Monday, March 14, 2005

Suppression of Knowledge By the Right

The right wing is continuing on a number of fronts to suppress free speech, unbiased news, and scientific knowledge.

Evidence of Fox New's bias is so strong that even Howard Kurtz, who is normally in bed with the right wing both ideologically and literally, had to acknowledge it. (Kurtz is married to Sharri Annis, who has worked as a Republican political operative and has written for the National Review and Wall Street Journal).

Kurtz discussed a report from the Project for Excellence in Journalism which found that:

In covering the Iraq war last year, 73 percent of the stories on Fox News included the opinions of the anchors and journalists reporting them, a new study says.

By contrast, 29 percent of the war reports on MSNBC and 2 percent of those on CNN included the journalists' own views.

These findings -- the figures were similar for coverage of other stories -- "seem to challenge" Fox's slogan of "we report, you decide," says the Project for Excellence in Journalism.
Kurtz also noted a quote in a Detroit News story last week regarding Fox's bias:

Speaking of Fox, a Detroit News story last week called it "consciously biased" -- without attribution -- and quoted onetime Fox producer Dan Cooper as saying: "In the morning, everyone is told what today's key issues are and how those issues are viewed by Fox News. The entire staff understands how the organization feels about them."

Cooper subsequently denied making this statement but Detroit News editor Mark Silverman reviewed the reporters notes and found "we believe his story accurately portrayed what you said to him."

Bob Edwards, former host of NPR's Morning Edtion and now a host for XM Satellite Radio spoke on the media at Centre College in Kentucky. Reportedly Edwards warned that the United States is in a period like the McCarthy era of the 1950s, in which the government is stifling political dissent while the news media and the public fail to speak out in vigorous opposition. He alsosaid the "Bush administration holds reporters in contempt" and has become the "all-time champion of information control."

The Washington Post also reviewed attempts by the religious right to prevent teaching of evolution.
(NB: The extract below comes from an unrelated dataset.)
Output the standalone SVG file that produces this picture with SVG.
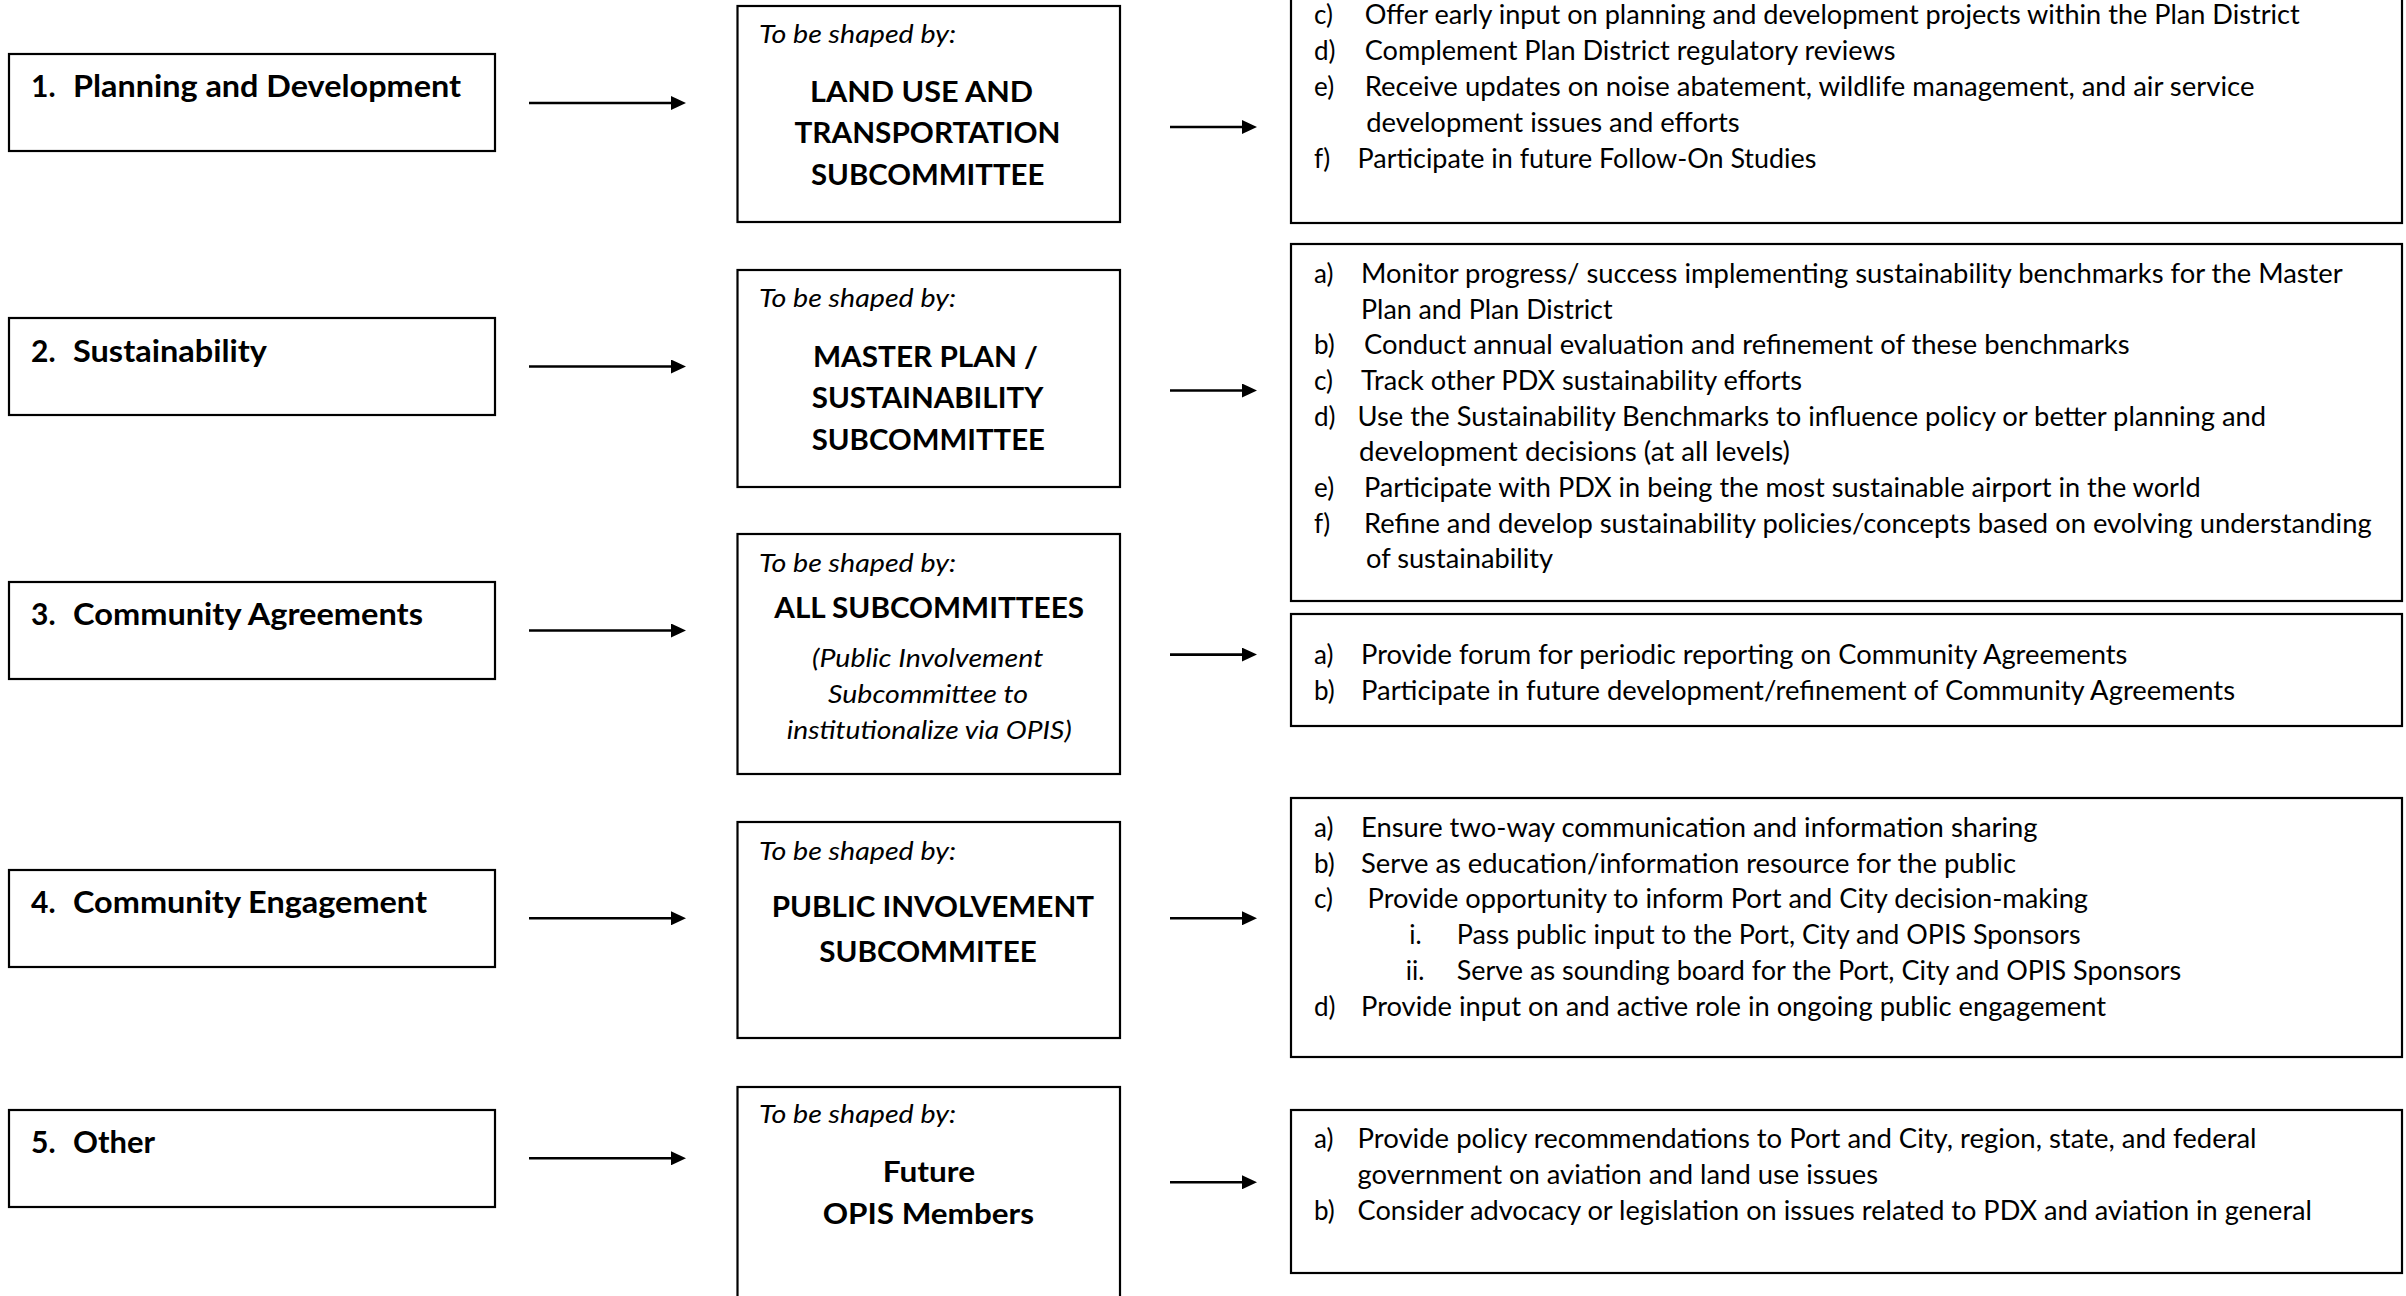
<svg xmlns="http://www.w3.org/2000/svg" width="2406" height="1296" viewBox="0 0 2406 1296">
<style>
.box{fill:#fff;stroke:#000;stroke-width:2.2}
text{fill:#000;font-family:Lato,"Open Sans","Liberation Sans",sans-serif}
.lbl{font-weight:700;font-size:30px}
.sb{font-style:italic;font-size:25px}
.ttl{font-weight:700;font-size:29px}
.it{font-style:italic;font-size:25px}
.rt{font-size:26px}
.con{stroke:#000;stroke-width:2.6;fill:none}
</style>
<defs>
<marker id="ah" markerUnits="userSpaceOnUse" markerWidth="16" markerHeight="14" refX="1" refY="7" orient="auto">
<path d="M0,0 L15,7 L0,14 z" fill="#000"/>
</marker>
</defs>
<rect width="2406" height="1296" fill="#fff"/>

<!-- Left nodes -->
<g id="left1"><rect class="box" x="9" y="54" width="486" height="97"/>
<text class="lbl" x="31" y="97.3">1.</text><text class="lbl" x="73" y="97.3" textLength="388" lengthAdjust="spacingAndGlyphs">Planning and Development</text></g>
<g id="left2"><rect class="box" x="9" y="318" width="486" height="97"/>
<text class="lbl" x="31" y="362">2.</text><text class="lbl" x="73" y="362" textLength="194" lengthAdjust="spacingAndGlyphs">Sustainability</text></g>
<g id="left3"><rect class="box" x="9" y="582" width="486" height="97"/>
<text class="lbl" x="31" y="625.3">3.</text><text class="lbl" x="73" y="625.3" textLength="350" lengthAdjust="spacingAndGlyphs">Community Agreements</text></g>
<g id="left4"><rect class="box" x="9" y="870" width="486" height="97"/>
<text class="lbl" x="31" y="913.3">4.</text><text class="lbl" x="73" y="913.3" textLength="354" lengthAdjust="spacingAndGlyphs">Community Engagement</text></g>
<g id="left5"><rect class="box" x="9" y="1110" width="486" height="97"/>
<text class="lbl" x="31" y="1153">5.</text><text class="lbl" x="73" y="1153" textLength="82" lengthAdjust="spacingAndGlyphs">Other</text></g>

<!-- Middle nodes -->
<g id="mid1"><rect class="box" x="737.5" y="6" width="382.5" height="216"/>
<text class="sb" x="759" y="43.3" textLength="197" lengthAdjust="spacingAndGlyphs">To be shaped by:</text>
<text class="ttl" x="810" y="101.7" textLength="223" lengthAdjust="spacingAndGlyphs">LAND USE AND</text>
<text class="ttl" x="794.5" y="142.7" textLength="266" lengthAdjust="spacingAndGlyphs">TRANSPORTATION</text>
<text class="ttl" x="811" y="185" textLength="233.4" lengthAdjust="spacingAndGlyphs">SUBCOMMITTEE</text></g>
<g id="mid2"><rect class="box" x="737.5" y="270" width="382.5" height="217"/>
<text class="sb" x="759" y="306.7" textLength="197" lengthAdjust="spacingAndGlyphs">To be shaped by:</text>
<text class="ttl" x="813" y="366.7" textLength="225" lengthAdjust="spacingAndGlyphs">MASTER PLAN /</text>
<text class="ttl" x="811.7" y="408.3" textLength="231.6" lengthAdjust="spacingAndGlyphs">SUSTAINABILITY</text>
<text class="ttl" x="811.7" y="450" textLength="233.3" lengthAdjust="spacingAndGlyphs">SUBCOMMITTEE</text></g>
<g id="mid3"><rect class="box" x="737.5" y="534" width="382.5" height="240"/>
<text class="sb" x="759" y="572.3" textLength="197" lengthAdjust="spacingAndGlyphs">To be shaped by:</text>
<text class="ttl" x="774.3" y="618.3" textLength="309.7" lengthAdjust="spacingAndGlyphs">ALL SUBCOMMITTEES</text>
<text class="it" x="812" y="666.7" textLength="231.3" lengthAdjust="spacingAndGlyphs">(Public Involvement</text>
<text class="it" x="828" y="703.3" textLength="200" lengthAdjust="spacingAndGlyphs">Subcommittee to</text>
<text class="it" x="786.7" y="738.5" textLength="285" lengthAdjust="spacingAndGlyphs">institutionalize via OPIS)</text></g>
<g id="mid4"><rect class="box" x="737.5" y="822" width="382.5" height="216"/>
<text class="sb" x="759" y="860" textLength="197" lengthAdjust="spacingAndGlyphs">To be shaped by:</text>
<text class="ttl" x="771.7" y="916.7" textLength="322.3" lengthAdjust="spacingAndGlyphs">PUBLIC INVOLVEMENT</text>
<text class="ttl" x="819.3" y="961.7" textLength="217.4" lengthAdjust="spacingAndGlyphs">SUBCOMMITEE</text></g>
<g id="mid5"><rect class="box" x="737.5" y="1087" width="382.5" height="230"/>
<text class="sb" x="759" y="1123.3" textLength="197" lengthAdjust="spacingAndGlyphs">To be shaped by:</text>
<text class="ttl" x="882.7" y="1181.7" textLength="92.3" lengthAdjust="spacingAndGlyphs">Future</text>
<text class="ttl" x="822.7" y="1224.3" textLength="211.3" lengthAdjust="spacingAndGlyphs">OPIS Members</text></g>

<!-- Right nodes -->
<g id="right1"><rect class="box" x="1291" y="-10" width="1111" height="233"/>
<text class="rt" x="1314" y="23.5">c)</text><text class="rt" x="1364.7" y="23.5" textLength="935" lengthAdjust="spacingAndGlyphs">Offer early input on planning and development projects within the Plan District</text>
<text class="rt" x="1314" y="59.5">d)</text><text class="rt" x="1364.7" y="59.5" textLength="530.7" lengthAdjust="spacingAndGlyphs">Complement Plan District regulatory reviews</text>
<text class="rt" x="1314" y="95.5">e)</text><text class="rt" x="1364.7" y="95.5" textLength="889.8" lengthAdjust="spacingAndGlyphs">Receive updates on noise abatement, wildlife management, and air service</text>
<text class="rt" x="1366.2" y="131.5" textLength="373.4" lengthAdjust="spacingAndGlyphs">development issues and efforts</text>
<text class="rt" x="1314" y="167.5">f)</text><text class="rt" x="1357.6" y="167.5" textLength="458.8" lengthAdjust="spacingAndGlyphs">Participate in future Follow-On Studies</text></g>
<g id="right2"><rect class="box" x="1291" y="244" width="1111" height="357"/>
<text class="rt" x="1314" y="282.7">a)</text><text class="rt" x="1361.1" y="282.7" textLength="981.7" lengthAdjust="spacingAndGlyphs">Monitor progress/ success implementing sustainability benchmarks for the Master</text>
<text class="rt" x="1361.1" y="318.5" textLength="251.4" lengthAdjust="spacingAndGlyphs">Plan and Plan District</text>
<text class="rt" x="1314" y="354.3">b)</text><text class="rt" x="1364" y="354.3" textLength="765.5" lengthAdjust="spacingAndGlyphs">Conduct annual evaluation and refinement of these benchmarks</text>
<text class="rt" x="1314" y="390">c)</text><text class="rt" x="1361" y="390" textLength="441" lengthAdjust="spacingAndGlyphs">Track other PDX sustainability efforts</text>
<text class="rt" x="1314" y="425.5">d)</text><text class="rt" x="1357.6" y="425.5" textLength="908.4" lengthAdjust="spacingAndGlyphs">Use the Sustainability Benchmarks to influence policy or better planning and</text>
<text class="rt" x="1359" y="461" textLength="431" lengthAdjust="spacingAndGlyphs">development decisions (at all levels)</text>
<text class="rt" x="1314" y="497">e)</text><text class="rt" x="1364" y="497" textLength="836.6" lengthAdjust="spacingAndGlyphs">Participate with PDX in being the most sustainable airport in the world</text>
<text class="rt" x="1314" y="532.5">f)</text><text class="rt" x="1364" y="532.5" textLength="1007.6" lengthAdjust="spacingAndGlyphs">Refine and develop sustainability policies/concepts based on evolving understanding</text>
<text class="rt" x="1366" y="568.3" textLength="187" lengthAdjust="spacingAndGlyphs">of sustainability</text></g>
<g id="right3"><rect class="box" x="1291" y="614" width="1111" height="112"/>
<text class="rt" x="1314" y="664">a)</text><text class="rt" x="1361" y="664" textLength="766.4" lengthAdjust="spacingAndGlyphs">Provide forum for periodic reporting on Community Agreements</text>
<text class="rt" x="1314" y="700">b)</text><text class="rt" x="1361" y="700" textLength="874" lengthAdjust="spacingAndGlyphs">Participate in future development/refinement of Community Agreements</text></g>
<g id="right4"><rect class="box" x="1291" y="798" width="1111" height="259"/>
<text class="rt" x="1314" y="836.7">a)</text><text class="rt" x="1361" y="836.7" textLength="676.6" lengthAdjust="spacingAndGlyphs">Ensure two-way communication and information sharing</text>
<text class="rt" x="1314" y="872.7">b)</text><text class="rt" x="1361" y="872.7" textLength="655" lengthAdjust="spacingAndGlyphs">Serve as education/information resource for the public</text>
<text class="rt" x="1314" y="908.3">c)</text><text class="rt" x="1367.6" y="908.3" textLength="720.4" lengthAdjust="spacingAndGlyphs">Provide opportunity to inform Port and City decision-making</text>
<text class="rt" x="1409.3" y="944">i.</text><text class="rt" x="1456.7" y="944" textLength="624" lengthAdjust="spacingAndGlyphs">Pass public input to the Port, City and OPIS Sponsors</text>
<text class="rt" x="1405.7" y="980">ii.</text><text class="rt" x="1456.7" y="980" textLength="724.6" lengthAdjust="spacingAndGlyphs">Serve as sounding board for the Port, City and OPIS Sponsors</text>
<text class="rt" x="1314" y="1015.7">d)</text><text class="rt" x="1361" y="1015.7" textLength="745" lengthAdjust="spacingAndGlyphs">Provide input on and active role in ongoing public engagement</text></g>
<g id="right5"><rect class="box" x="1291" y="1110" width="1111" height="163"/>
<text class="rt" x="1314" y="1148.3">a)</text><text class="rt" x="1357.6" y="1148.3" textLength="899" lengthAdjust="spacingAndGlyphs">Provide policy recommendations to Port and City, region, state, and federal</text>
<text class="rt" x="1357.6" y="1184" textLength="520.5" lengthAdjust="spacingAndGlyphs">government on aviation and land use issues</text>
<text class="rt" x="1314" y="1220">b)</text><text class="rt" x="1357.6" y="1220" textLength="954.4" lengthAdjust="spacingAndGlyphs">Consider advocacy or legislation on issues related to PDX and aviation in general</text></g>

<!-- Connectors -->
<g id="connectors" class="con">
<line x1="529" y1="103" x2="672" y2="103" marker-end="url(#ah)"/>
<line x1="529" y1="366.5" x2="672" y2="366.5" marker-end="url(#ah)"/>
<line x1="529" y1="630.5" x2="672" y2="630.5" marker-end="url(#ah)"/>
<line x1="529" y1="918.3" x2="672" y2="918.3" marker-end="url(#ah)"/>
<line x1="529" y1="1158.3" x2="672" y2="1158.3" marker-end="url(#ah)"/>
<line x1="1170" y1="127" x2="1243" y2="127" marker-end="url(#ah)"/>
<line x1="1170" y1="390.5" x2="1243" y2="390.5" marker-end="url(#ah)"/>
<line x1="1170" y1="654.6" x2="1243" y2="654.6" marker-end="url(#ah)"/>
<line x1="1170" y1="918.3" x2="1243" y2="918.3" marker-end="url(#ah)"/>
<line x1="1170" y1="1182.3" x2="1243" y2="1182.3" marker-end="url(#ah)"/>
</g>
</svg>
They note that "the growing trend has alarmed scientists and educators who consider it a masked effort to replace science with theology." They quote Southern Baptist minister Terry Fox, pastor of the largest Southern Baptist church in the Midwest, as seeing this as part of the culture war of the religous right, believing that"If you can cause enough doubt on evolution, liberalism will die."

Unfortunately, if these reactionaries get their way, not only will liberalism die, but so will modern civilization.